We do not wish to provoke or offend any person or group – we simply strive for a more universal recognition and embrace of the rights and dignity of all human persons, including the unborn.

Amy Bergeron

U2 Religious Studies

Not all men are meatogynists

Re: “The meat doesn’t make the man” | Culture | Oct. 27

I don’t usually write to The Daily, but the recent article on “meatogyny” saddened me enough to warrant a response. In it, the author, Sean Iacurti suggests that the prevalence of women among vegetarians in western societies is due to a commonality that women feel toward the subjugated position of cattle and swine. They, therefore, show solidarity to their fellow oppressed by turning to greens. On the other hand, men practice their primeval rite of gender affirmation through “dominating animals” by eating meat in greater numbers.

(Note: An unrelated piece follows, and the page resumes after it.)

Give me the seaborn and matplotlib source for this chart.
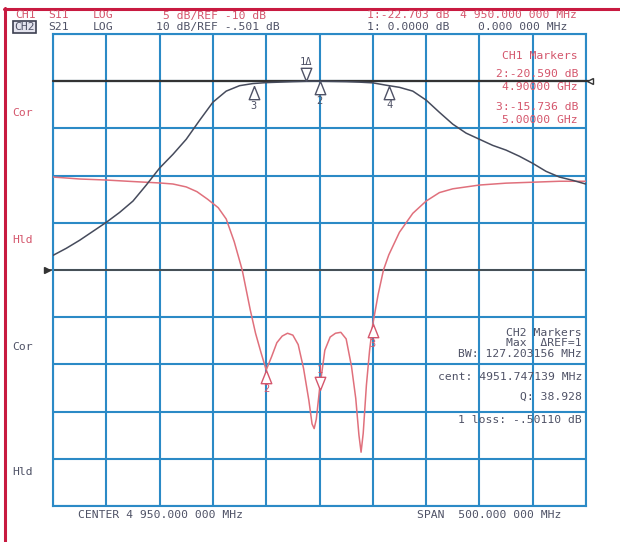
import numpy as np
import pandas as pd
import matplotlib
matplotlib.use('Agg')
import matplotlib.pyplot as plt
import matplotlib.transforms as mtransforms
from matplotlib.lines import Line2D
import seaborn as sns

# ---------------- data ----------------
s21_freq = [4700, 4712.5, 4725, 4737.5, 4750, 4762.5, 4775, 4787.5, 4800, 4812.5,
            4825, 4837.5, 4850, 4862.5, 4875, 4887.5, 4900, 4912.5, 4925, 4937.5,
            4950, 4962.5, 4975, 4987.5, 5000, 5012.5, 5025, 5037.5, 5050, 5062.5,
            5075, 5087.5, 5100, 5112.5, 5125, 5137.5, 5150, 5162.5, 5175, 5187.5, 5200]
s21_db = [-37.4, -35.9, -34.2, -32.3, -30.4, -28.3, -25.9, -22.5, -18.9, -16.0,
          -12.8, -8.8, -4.95, -2.6, -1.45, -1.0, -0.8, -0.7, -0.6, -0.52,
          -0.50, -0.55, -0.6, -0.7, -0.85, -1.35, -1.8, -2.6, -4.5, -7.1,
          -9.6, -11.5, -12.8, -14.1, -15.1, -16.4, -17.9, -19.6, -20.8, -21.5, -22.3]

s11_freq = [4700, 4725, 4750, 4775, 4800, 4812.5, 4825, 4835, 4845, 4855,
            4862.5, 4870, 4877.5, 4885, 4890, 4895, 4900, 4905, 4910, 4915,
            4920, 4925, 4930, 4935, 4940, 4943, 4945, 4947, 4950, 4955,
            4960, 4965, 4970, 4975, 4980, 4984, 4987, 4989, 4991, 4994,
            4997, 5000, 5005, 5010, 5015, 5025, 5037.5, 5050, 5062.5, 5075,
            5100, 5125, 5150, 5175, 5200]
s11_db = [-0.15, -0.36, -0.47, -0.63, -0.78, -0.89, -1.2, -1.7, -2.5, -3.4,
          -4.6, -7.0, -10.0, -14.2, -16.7, -18.7, -20.59, -19.2, -17.7, -17.0,
          -16.7, -16.9, -17.9, -20.4, -23.8, -26.3, -26.8, -25.8, -22.703, -18.5,
          -17.1, -16.7, -16.6, -17.3, -20.2, -23.6, -27.5, -29.3, -27.3, -22.2,
          -18.5, -15.736, -12.6, -10.0, -8.4, -6.0, -4.0, -2.7, -1.8, -1.4,
          -1.0, -0.8, -0.7, -0.6, -0.6]

s11_mk_freq = [4950, 4900, 5000]
s11_mk_db = [-22.703, -20.590, -15.736]
s11_mk_lbl = ['1', '2', '3']
s11_mk_up = [False, True, True]

s21_mk_freq = [4937.5, 4950, 4888.1, 5015.3]
s21_mk_db = [-0.501, -0.50, -1.6, -1.5]
s21_mk_lbl = ['1\u0394', '2', '3', '4']
s21_mk_up = [False, True, True, True]

header1 = ['CH1', 'S11', 'LOG', '5 dB/REF -10 dB', '1:-22.703 dB', '4 950.000 000 MHz']
header2 = ['CH2', 'S21', 'LOG', '10 dB/REF -.501 dB', '1: 0.0000 dB', '0.000 000 MHz']
left_labels = ['Cor', 'Hld', 'Cor', 'Hld']
ch1_marker_lines = ['CH1 Markers', '2:-20.590 dB', '4.90000 GHz', '3:-15.736 dB', '5.00000 GHz']
ch2_marker_lines = ['CH2 Markers', 'Max  \u0394REF=1', 'BW: 127.203156 MHz',
                    'cent: 4951.747139 MHz', 'Q: 38.928', '1 loss: -.50110 dB']
footer_left = 'CENTER 4 950.000 000 MHz'
footer_right = 'SPAN  500.000 000 MHz'

f_start, f_stop, f_div = 4700, 5200, 50
ch1_ref, ch1_scale = -10.0, 5.0
ch2_ref, ch2_scale = -0.501, 10.0

# ---------------- style ----------------
sns.set_style('white')
plt.rcParams['font.family'] = ['DejaVu Sans Mono', 'DejaVu Sans']

RED_TXT = '#d4566c'
GRAY_TXT = '#4f5266'
RED_TR = '#e0707c'
BLK_TR = '#464b5c'
GRID = '#2b8ac6'
BORDER = '#c81a40'

W, H = 620, 542
fig = plt.figure(figsize=(W / 100, H / 100), dpi=100)
fig.patch.set_facecolor('white')

def px(x, y):
    return x / W, 1 - y / H

ax = fig.add_axes([53 / W, 36 / H, 533 / W, 472 / H])
ax.set_xlim(f_start, f_stop)
ax.set_ylim(ch1_ref - 5 * ch1_scale, ch1_ref + 5 * ch1_scale)
ax.set_xticks(np.arange(f_start, f_stop + 1, f_div))
ax.set_yticks(np.arange(ch1_ref - 5 * ch1_scale, ch1_ref + 5 * ch1_scale + 0.1, ch1_scale))
ax.tick_params(length=0, labelbottom=False, labelleft=False)
ax.grid(True, color=GRID, lw=1.5)
ax.set_axisbelow(True)
for s in ax.spines.values():
    s.set_color(GRID)
    s.set_linewidth(1.5)

ax2 = ax.twinx()
ax2.set_ylim(ch2_ref - 9 * ch2_scale, ch2_ref + 1 * ch2_scale)
ax2.set_yticks([])
ax2.tick_params(length=0)
for s in ax2.spines.values():
    s.set_visible(False)

df11 = pd.DataFrame({'f': s11_freq, 'db': s11_db})
df21 = pd.DataFrame({'f': s21_freq, 'db': s21_db})

# reference lines
ax.axhline(ch1_ref, xmin=-0.008, xmax=1.0, color='#4a4a4a', lw=1.3, clip_on=False, zorder=2)
ax2.axhline(ch2_ref, xmin=0.0, xmax=1.006, color='#333333', lw=1.6, clip_on=False, zorder=2)
tr1 = mtransforms.blended_transform_factory(ax.transAxes, ax.transData)
ax.plot([-0.011], [ch1_ref], marker='>', ms=4, color='#333333', transform=tr1, clip_on=False)
tr2 = mtransforms.blended_transform_factory(ax2.transAxes, ax2.transData)
ax2.plot([1.008], [ch2_ref], marker='<', ms=4, mfc='white', mec='#333333', transform=tr2, clip_on=False)

sns.lineplot(data=df11, x='f', y='db', ax=ax, color=RED_TR, lw=1.1, zorder=3)
sns.lineplot(data=df21, x='f', y='db', ax=ax2, color=BLK_TR, lw=1.1, zorder=3)
ax.set_xlabel(''); ax.set_ylabel(''); ax2.set_xlabel(''); ax2.set_ylabel('')

up_tri = [(0, 0), (0.4, -1), (-0.4, -1), (0, 0)]
dn_tri = [(0, 0), (0.4, 1), (-0.4, 1), (0, 0)]

def draw_markers(a, freqs, dbs, lbls, ups, color):
    for f, d, l, u in zip(freqs, dbs, lbls, ups):
        a.plot([f], [d], marker=up_tri if u else dn_tri, ms=19, mfc='white',
               mec=color, mew=1.0, zorder=5, clip_on=False)
        a.annotate(l, (f, d), xytext=(0, -14 if u else 14), textcoords='offset points',
                   ha='center', va='center', fontsize=7.5, color=color, zorder=6)

draw_markers(ax, s11_mk_freq, s11_mk_db, s11_mk_lbl, s11_mk_up, RED_TXT)
draw_markers(ax2, s21_mk_freq, s21_mk_db, s21_mk_lbl, s21_mk_up, GRAY_TXT)

# ---------------- texts ----------------
FS = 8.2
h_x = [15, 48, 93, 163, 367, 460]
h2_x = [14, 48, 93, 156, 367, 478]
for t, x in zip(header1, h_x):
    fig.text(*px(x, 15.5), t, color=RED_TXT, fontsize=FS, va='center', ha='left')
for i, (t, x) in enumerate(zip(header2, h2_x)):
    kw = {}
    if i == 0:
        kw['bbox'] = dict(boxstyle='square,pad=0.12', fc='#e4e4ee', ec='#3c3f50', lw=1.2)
    fig.text(*px(x, 27), t, color=GRAY_TXT, fontsize=FS, va='center', ha='left', **kw)

for t, y, c in zip(left_labels, [113, 240, 347, 472], [RED_TXT, RED_TXT, GRAY_TXT, GRAY_TXT]):
    fig.text(*px(12, y), t, color=c, fontsize=FS, va='center', ha='left')

for t, y in zip(ch1_marker_lines, [56, 74, 87, 107, 120]):
    fig.text(*px(578, y), t, color=RED_TXT, fontsize=FS, va='center', ha='right')
for t, y in zip(ch2_marker_lines, [333, 343, 354, 377, 397, 420]):
    fig.text(*px(582, y), t, color=GRAY_TXT, fontsize=FS, va='center', ha='right')

fig.text(*px(78, 515), footer_left, color=GRAY_TXT, fontsize=FS, va='center', ha='left')
fig.text(*px(561, 515), footer_right, color=GRAY_TXT, fontsize=FS, va='center', ha='right')

# page border
fig.add_artist(Line2D([4 / W, 1.0], [1 - 9 / H, 1 - 9 / H], color=BORDER, lw=2.2, transform=fig.transFigure))
fig.add_artist(Line2D([5 / W, 5 / W], [0, 1 - 8 / H], color=BORDER, lw=2.2, transform=fig.transFigure))

fig.savefig('out.png', dpi=100, facecolor='white')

Here’s my counter example: Any anthropologist will tell you that rural India exhibits far greater patriarchal tyranny than our own society, as evidenced by the thousands of honour killings perpetrated annually against women. And yet the male dominated social and religious institutions exist amid the highest rates of vegetarianism in the world, to the point that less than 30 per cent of Indians are regular meat eaters.

When cultural commentators seek to associate all that they perceived as a social evil as descending from the patriarchy, they dull the capacity of sociology to reveal social injustice and waste its energies on ludicrous wild goose chases. If you believe meat production is tyrannical, that is not a very hard case to make. But blaming meat production on maleness – in the same way that racism, environmental decay, war, and class structure all have been in the past – in no way advances the cause of feminism and in fact waters down our ability to address substantive issues of gender inequality.

Here, I would like to petition the reader against cheapening the platform of feminism by seeking to amalgamate unrelated issues under its banner, and capitalizing upon its momentum by bandwagoning our disparate social ideals to it.